Updated: May 12, 2022

What you need to know about branding and how/why you're doing it wrong.


In the last few years, one of the newest trends has been brand-building for authors. I think it's a great idea. Had I discovered what a brand was and how to develop one earlier, there's no telling the heights I could've reached in years 1-4 of my career, versus the years 5-7. Now, this is in no way to distastefully tell someone that they're wrong for the way they choose to brand. This blog is simply to bring acknowledgement and awareness to the multi-faceted beast of BRAND BUILDING.


I see so many authors/writers who think their brand is just about their logo, their aesthetics, their "graphics". Now, I won't say it isn't a part of it, but it isn't the biggest/largest part. When building a brand, it's almost like building a person. You have to decide what this person is made of. I like to think that when God created us, he looked over the characteristics and traits that could be given and decided which ones to give to each of us for our specific needs/purposes in life.


Branding is the same.


When building a brand, yes it's important to know what, visually, your audience will be drawn to. Branding is about setting yourself apart from the rest. It's about showcasing what the fuck you bring to the table. But, it's also about your voice. It's about your message. It's about how you convey that message. It's about the "promise" you leave behind for your readers, customers, etc.


I see authors/writers who seem to know "visually" at times, what they want. But their message, aesthetic, etc isn't indicative of what they're hoping to showcase. A lot of authors are building collaborations without even knowing it.


For example, if there are five people in a room, who work in the same building, it's likely that they dress similarly perhaps because of their choice of workplace. It's likely that they have similar routines, again, because of the workplace, but those five people are NOTHING alike, so why would they operate the same and hope to stand out?


If you're branding, and your logo looks the same as everyone else's, you're not branding--you're collaborating. Why? Because you didn't do anything to "stand out". You did everything to "fit in". Your brand is about showcasing YOU! How can you showcase YOU if you don't even know who you are individually?


I like to say branding is equal parts introspection, transparency, beliefs/morals/values and authenticity.

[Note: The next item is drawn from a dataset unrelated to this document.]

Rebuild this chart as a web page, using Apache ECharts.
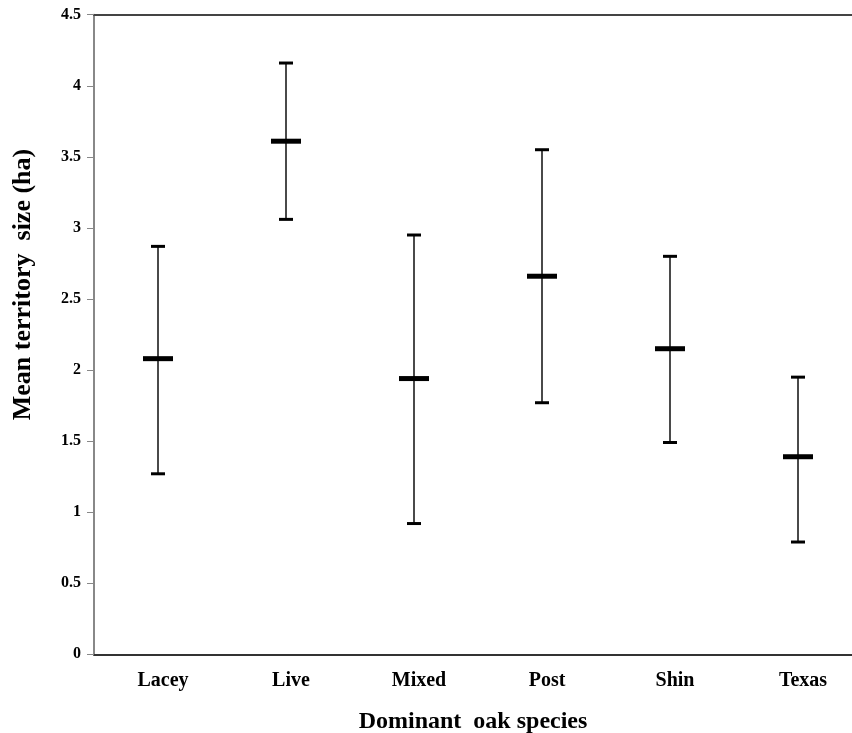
<!DOCTYPE html>
<html>
<head>
<meta charset="utf-8">
<script src="https://cdn.jsdelivr.net/npm/echarts@6/dist/echarts.min.js"></script>
<style>
  html, body { margin: 0; padding: 0; background: #fff; }
  #wrap { width: 852px; height: 733px; overflow: hidden; position: relative; }
  #chart { width: 862px; height: 733px; position: absolute; left: 0; top: 0; }
</style>
</head>
<body>
<div id="wrap"><div id="chart"></div></div>
<script>
// oak species and territory size (mean with upper / lower bounds)
var species = ["Lacey", "Live", "Mixed", "Post", "Shin", "Texas"];
var meanSize = [2.08, 3.61, 1.94, 2.66, 2.15, 1.39];
var upperSize = [2.87, 4.16, 2.95, 3.55, 2.80, 1.95];
var lowerSize = [1.27, 3.06, 0.92, 1.77, 1.49, 0.79];

var FONT = "'Liberation Serif', 'Times New Roman', serif";

var chart = echarts.init(document.getElementById("chart"));

var errData = species.map(function (s, i) {
  return [i, meanSize[i], upperSize[i], lowerSize[i]];
});

function renderErr(params, api) {
  var x = api.value(0);
  var mid = api.coord([x, api.value(1)]);
  var top = api.coord([x, api.value(2)]);
  var bot = api.coord([x, api.value(3)]);
  var capW = 7, meanW = 15;
  return {
    type: "group",
    children: [
      {
        type: "line",
        shape: { x1: top[0], y1: top[1], x2: bot[0], y2: bot[1] },
        style: { stroke: "#4a4a4a", lineWidth: 2 }
      },
      {
        type: "line",
        shape: { x1: top[0] - capW, y1: top[1], x2: top[0] + capW, y2: top[1] },
        style: { stroke: "#000", lineWidth: 3 }
      },
      {
        type: "line",
        shape: { x1: bot[0] - capW, y1: bot[1], x2: bot[0] + capW, y2: bot[1] },
        style: { stroke: "#000", lineWidth: 3 }
      },
      {
        type: "line",
        shape: { x1: mid[0] - meanW, y1: mid[1], x2: mid[0] + meanW, y2: mid[1] },
        style: { stroke: "#000", lineWidth: 5 }
      }
    ]
  };
}

chart.setOption({
  animation: false,
  backgroundColor: "#fff",
  grid: {
    left: 94, right: 0, top: 14.7, bottom: 78.7,
    containLabel: false,
    outerBoundsMode: "none"
  },
  xAxis: [
    {
      type: "category",
      data: species,
      boundaryGap: true,
      axisLine: { show: true, lineStyle: { color: "#333", width: 2 } },
      axisTick: { show: false },
      axisLabel: {
        margin: 17,
        padding: [0, 0, 0, 10],
        fontFamily: FONT,
        fontWeight: "bold",
        fontSize: 20,
        color: "#000"
      },
      name: "Dominant  oak species",
      nameLocation: "middle",
      nameGap: 55,
      nameTextStyle: {
        fontFamily: FONT,
        fontWeight: "bold",
        fontSize: 24,
        color: "#000",
        padding: [0, 10, 0, 0]
      }
    },
    {
      type: "category",
      data: species,
      position: "top",
      axisLine: { show: true, lineStyle: { color: "#444", width: 2 } },
      axisTick: { show: false },
      axisLabel: { show: false }
    }
  ],
  yAxis: {
    type: "value",
    min: 0,
    max: 4.5,
    interval: 0.5,
    splitLine: { show: false },
    axisLine: { show: true, lineStyle: { color: "#888", width: 2 } },
    axisTick: { show: true, length: 7, lineStyle: { color: "#888", width: 1 } },
    axisLabel: {
      margin: 13,
      fontFamily: FONT,
      fontWeight: "bold",
      fontSize: 16,
      color: "#000"
    },
    name: "Mean territory  size (ha)",
    nameLocation: "middle",
    nameGap: 58,
    nameTextStyle: {
      fontFamily: FONT,
      fontWeight: "bold",
      fontSize: 26,
      color: "#000",
      padding: [0, 0, 0, 100]
    }
  },
  series: [
    {
      type: "custom",
      renderItem: renderErr,
      encode: { x: 0, y: [1, 2, 3] },
      data: errData,
      z: 10
    }
  ]
});
</script>
</body>
</html>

A lot of authors/writers struggle to build brands because they don't know who they are as people, and I'm not talking about titles. You're a mother. Great, but that's not "who" you are. You're a hairstylist. That's great, but that's not "who" you are.


Who you are is what you believe.

Who you are is how you conduct yourself.

Who you are is the person you and you alone wake up and go to sleep with. YOURSELF.


Now, this isn't to say that you can't build a brand by "fitting in", because of course you can. But long-lasting brands praise individuality.


If you go to the same cover designer as 50+% of the genre you write in, how are you building individuality? Readers will forget the cover because it blends in with the other 5,000 they've seen that day.


If you're using the same logo designer as 50+% of the authors of the genre you write in, what is helping you stand out? How can your logo be any different if you're getting it from the same person who has the same "style". Every designer has a "style", and instead of being praised for YOUR individuality, all you did was help someone else build their brand and portfolio, while you have a logo and brand aesthetic that looks like everyone else's.


A lot of authors/writers are struggling to build brands because they don't want to step outside of what they know to get what they need. Trends are important to follow, but trends fade. Can your brand withstand the tests of time?


Remember, your brand has the power to hurt/help your career. Here are a few tips that can help you with branding.


  1. Figure out your voice. Your voice should ring bells. People should see your posts/words and KNOW you wrote/said them without you being attached to them physically. This will come with consistency.

  2. Identify who you're trying to reach. Your target audience might change if you're not a niche author, which is okay, but instead, identify a brand audience, instead of a niched audience.

  3. Understand your message/promise. What is the promise you leave behind for your readers? What do you want them to take away from your brand? the way you communicate this is important.

  4. What is the purpose of your brand? Are you writing just for the hell of it? What is your purpose?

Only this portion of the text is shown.